Tuesday night's Touch 25 event at the Balham Arms was, on its own, enough to keep us satisfied for months. Beginning with Chris Watson presenting a 14-minute remix of his recent field recording-based Oceanus Pacificus 7", we were immediately immersed in an underwater world of whale song and movement. Watson's skillful editing ensured this was more fantasy than nature documentary, as he crafted a composition of bass-heavy aquatic motion and animal screeches similar to free jazz saxophone skronk.
The evening continued with an audio performance from multimedia artist Vicki Bennett, who is perhaps better known under the moniker People Like Us. Although she would return later with a fantastic video presentation about work and play, it was her opening sonic foray that most captivated us. Focusing on the crackle and skip, she spun a soft and hazy repetition, with occasional bursts of noise to keep us from growing too complacent. The giant disco ball hanging overhead, coupled with the room's dim lighting which barely allowed it to sparkle, created an otherworldly atmosphere. As the apparently-living lay strewn about the floor lost in thought, perhaps some unseen spirits were having a ghostly dance.
As the most varied line-up of the festival, Tuesday night also saw performances from artists that would play again later in the week. Sweden's BJ Nilsen presented a set of laptop ambiance that sometimes recalled Wolfgang Voigt's work as Gas, with its predominance of choral warmth, hiss and hum. Scandanavian sounds continued as Norway's representative, Biosphere (Geir Jenssen), treated us to a few beats amidst the glacial blur, reminding us of his earlier, more rhythm-driven efforts like 1994's Patashnik.
Despite both of these wonderful sets, it would not be until later in the week that these artists would shine brightest. Wednesday night's Museum of Garden History presentation of Storm, Nilsen's field recording collaboration with Chris Watson, was as utterly stunning and unforgettable as one might expect the sensation of hearing rain as if it were falling indoors to be. Both Wednesday and Thursday saw the return of Biosphere, who focused his sets on electronically-altered trombone edits. An exploration of the instrument as well as the human element of its performance, Jenssen underscored the latter by playing his sounds live on a keyboard rather than solely from laptop. The majority of the pieces were short works, many of which illustrated how the instrument might be played if it weren't restricted to the abilities of human lungs.

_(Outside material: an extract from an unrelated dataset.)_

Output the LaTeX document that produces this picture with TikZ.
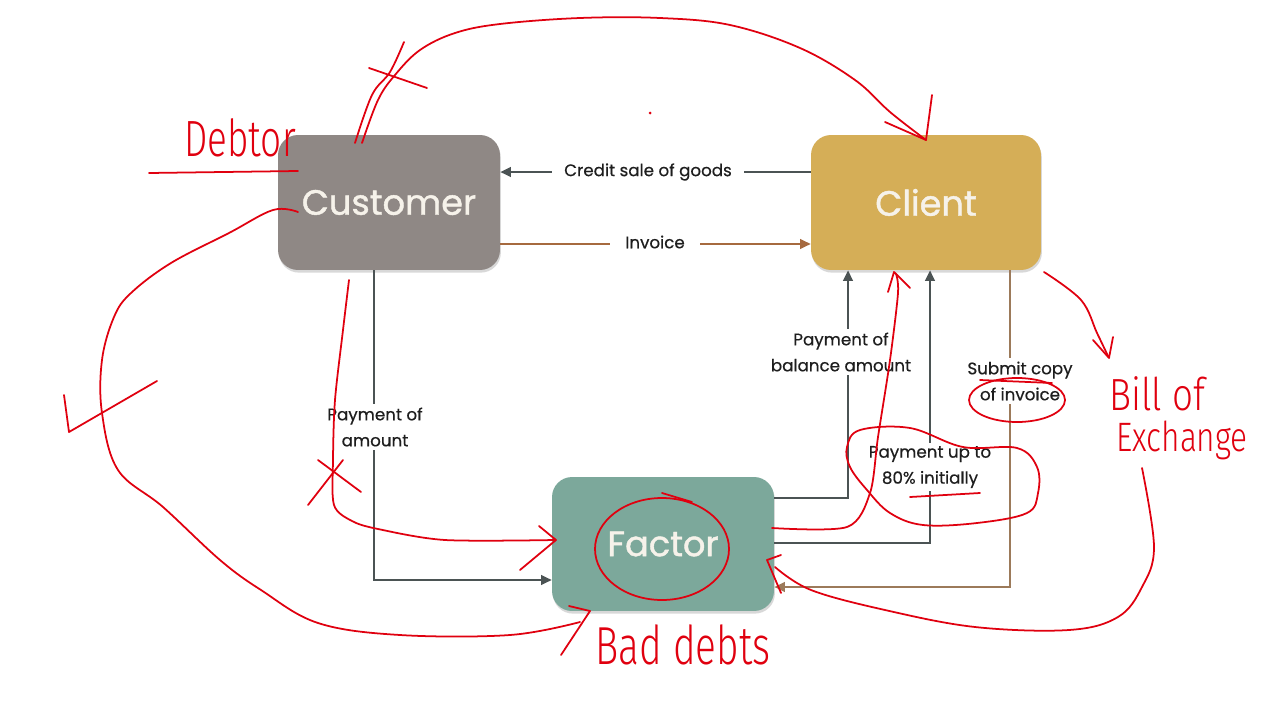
\documentclass[tikz,border=0pt]{standalone}
\usepackage{fontspec}
\setmainfont{Poppins}[FakeBold=0.5]
\newfontfamily\boxfont{Poppins}[FakeBold=1.2]
\newfontfamily\hand{Fira Sans Light}
\usetikzlibrary{arrows.meta,shadows}
\definecolor{custc}{HTML}{8F8885}
\definecolor{clic}{HTML}{D5AE57}
\definecolor{facc}{HTML}{7CA89B}
\definecolor{boxtxt}{HTML}{F6F2EA}
\definecolor{dk}{HTML}{4B5354}
\definecolor{brn}{HTML}{A66A3F}
\definecolor{tan}{HTML}{9C7A5A}
\definecolor{txt}{HTML}{1E1E1E}
\definecolor{hr}{HTML}{E0000F}
\tikzset{
  box/.style={rounded corners=0.4cm, text=boxtxt, font=\boxfont\fontsize{20}{24}\selectfont,
    drop shadow={opacity=0.3, shadow xshift=0.5pt, shadow yshift=-1.5pt}},
  conn/.style={line width=1.1pt, draw=dk, -{Triangle[width=5.5pt,length=6pt]}},
  lbl/.style={fill=white, text=txt, font=\fontsize{9.5}{14.8}\selectfont, align=center, inner sep=2pt},
  pen/.style={draw=hr, line width=1pt, line cap=round, line join=round},
  hw/.style={text=hr, font=\hand\fontsize{20}{24}\selectfont, inner sep=0pt}
}
\begin{document}
\begin{tikzpicture}[x=0.02cm,y=-0.02cm]
\useasboundingbox (0,0) rectangle (1280,720);
\fill[white] (0,0) rectangle (1280,720);

% boxes
\node[box, fill=custc, minimum width=4.44cm, minimum height=2.7cm] (cust) at (389,202.5) {Customer};
\node[box, fill=clic, minimum width=4.6cm, minimum height=2.7cm] (cli) at (926,202.5) {Client};
\node[box, fill=facc, minimum width=4.44cm, minimum height=2.68cm] (fac) at (663,544) {Factor};

% connectors
\draw[conn] ([yshift=0.61cm]cli.west) -- ([yshift=0.61cm]cust.east);
\draw[conn, draw=brn] ([yshift=-0.83cm]cust.east) -- ([yshift=-0.83cm]cli.west);
\draw[conn] ([xshift=-0.3cm]cust.south) |- ([yshift=-0.72cm]fac.west);
\draw[conn] ([yshift=0.92cm]fac.east) -| ([xshift=-1.56cm]cli.south);
\draw[conn] ([yshift=0.02cm]fac.east) -| ([xshift=0.08cm]cli.south);
\draw[conn, draw=tan] ([xshift=1.68cm]cli.south) |- ([yshift=-0.86cm]fac.east);

% labels
\node[lbl, inner xsep=0.24cm] (l1) at (648,172) {Credit sale of goods};
\node[lbl, inner xsep=0.3cm] (l2) at (655,242) {Invoice};
\node[lbl] (l3) at (375,427) {Payment of\\amount};
\node[lbl] (l4) at (841,352) {Payment of\\balance amount};
\node[lbl] (l5) at (930,467) {Payment up to\\80\% initially};
\node[lbl] (l6) at (1020,381) {Submit copy\\of invoice};

% ---------- red handwriting ----------
% big top arc
\draw[pen] plot[smooth, tension=0.6] coordinates {(355,143) (372,95) (390,72) (404,42)};
\draw[pen] plot[smooth, tension=0.6] coordinates {(362,143) (378,100) (395,75) (420,50) (455,33) (500,24) (580,18) (660,18) (730,25) (800,48) (855,80) (890,112) (926,140)};
\draw[pen] (885,122) -- (926,140) -- (932,95);
\draw[pen] (369,68) -- (427,88);
% Debtor
\node[hw] (debtor) at (240,138) {\scalebox{1.05}[1.45]{Debtor}};
\draw[pen] (149,173) -- (298,171);
% left big curve to factor
\draw[pen] plot[smooth, tension=0.6] coordinates {(298,212) (273,210) (229,233) (171,263) (131,293) (114,317) (102,360) (102,413) (118,470) (163,507) (220,560) (261,590) (318,623) (400,635) (510,635) (580,622)};
\draw[pen] (569,606) -- (590,611) -- (561,655);
\draw[pen] (64,395) -- (69,432) -- (157,381);
% customer to factor
\draw[pen] plot[smooth, tension=0.5] coordinates {(349,280) (343,330) (335,400) (333,460) (334,505) (352,521) (378,529) (445,540) (555,540)};
\draw[pen] (539,526) -- (556,540) -- (520,570);
\draw[pen] (318,460) -- (361,492);
\draw[pen] (343,460) -- (308,505);
% circle round Factor
\draw[pen] (662,549) ellipse [x radius=67, y radius=51];
\draw[pen] (662,493) -- (692,502);
% factor to client
\draw[pen] plot[smooth, tension=0.5] coordinates {(772,528) (847,527) (870,493) (878,437) (890,360) (898,293) (896,274)};
\draw[pen] (888,292) -- (894,272) -- (910,288);
% loop round 80%
\draw[pen] plot[smooth cycle, tension=0.6] coordinates {(860,430) (910,428) (963,447) (1017,448) (1037,467) (1038,493) (1027,513) (977,523) (923,525) (890,513) (867,490) (850,467) (847,447)};
\draw[pen] (910,497) -- (980,493);
% circle round of invoice
\draw[pen] (1017,400) ellipse [x radius=48, y radius=22];
\draw[pen] (980,380) -- (1052,383);
% client to bill of exchange
\draw[pen] plot[smooth, tension=0.6] coordinates {(1044,272) (1081,300) (1097,333) (1108,356)};
\draw[pen] (1093,340) -- (1109,358) -- (1113,337);
\node[hw, font=\hand\fontsize{19}{22}\selectfont] (bill) at (1157,394) {\scalebox{1.1}[1.35]{Bill of}};
\node[hw, font=\hand\fontsize{18}{22}\selectfont] (exch) at (1182,440) {\scalebox{1.0}[1.3]{Exchange}};
% bill of exchange to factor
\draw[pen] plot[smooth, tension=0.6] coordinates {(1142,468) (1154,547) (1142,587) (1118,617) (1069,630) (975,627) (885,610) (811,590) (775,567)};
\draw[pen] (781,555) -- (767,560) -- (781,593);
% bad debts
\node[hw, font=\hand\fontsize{21}{24}\selectfont] (bad) at (683,645) {\scalebox{1.05}[1.45]{Bad debts}};
% dot
\fill[hr] (650,113) circle [radius=1.5];
\end{tikzpicture}
\end{document}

As a tribute to a quarter of a century of Touch, the Atmospheres Festival unfolded quite enjoyably across the week. Not only did it give us an opportunity to experience multiple live performances from some of the world's most interesting musicians, but it also allowed us to become more deeply acquainted with the museum space. During the performance of Storm on Wednesday, we started to lose faith that London still existed outside the walls of the church. Spending most of one's week publicly listening to such introverted sounds, inevitable bonds are formed with the location. We can only hope to enjoy similar events there in future.